Naked Science Forum

Non Life Sciences => Physics, Astronomy & Cosmology => Topic started by: nudephil on 05/10/2020 17:42:57

Title: What causes a planet's rotation?
Post by: nudephil on 05/10/2020 17:42:57
We got this question sent in from David:

What causes a planet to rotate (Earth's rotation being 24 hours) and why is that period different for other planets in the solar system?

Can anyone answer?
Title: Re: What causes a planet's rotation?
Post by: Halc on 05/10/2020 18:01:32
Quote from: David
What causes a planet to rotate (Earth's rotation being 24 hours) and why is that period different for other planets in the solar system?
The rotation of any planet is initially due to the angular momentum of all the material that originally accreted into the young planet. This same angular momentum (of the entire cloud forming the solar system) also manifests in the orbital velocity of each of the planets, which therefore tend to have the same plane of rotation.  The material making up the various planets can come in from random angles and might result in a planet with abnormal (heavily tilted) rotation like Venus and Uranus.  The current spin of Earth is probably mostly determined not by the small particles that originally formed it, but rather by the angle at which it was struck by Theia, forming the current Earth-Moon system as we know it.

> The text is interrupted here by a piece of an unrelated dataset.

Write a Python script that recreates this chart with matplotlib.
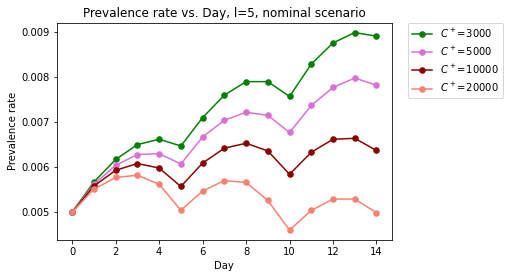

Anyway, that rotation tends to slow over time as tidal friction removes energy from the system and transfers angular momentum from one object to another.  In Earth's case, its spin rate has decreased from a few hours to today's nearly 24 hours. That momentum has mostly been transferred to the moon's orbital momentum, and some of it to Earth's orbital momentum.

Each planet has a different essentially random spin rate which is continuously changing due to the magnitude of the friction torque exerted by it.  Jupiter spins fast because its moons are just too small to put significant braking on it.

Mercury is currently locked into its spin rate since the torque forces on it are exactly balanced.
Title: Re: What causes a planet's rotation?
Post by: evan_au on 05/10/2020 22:28:35
Uranus orbits on its side, possibly because it got whacked by something much larger than the hypothetical Theia.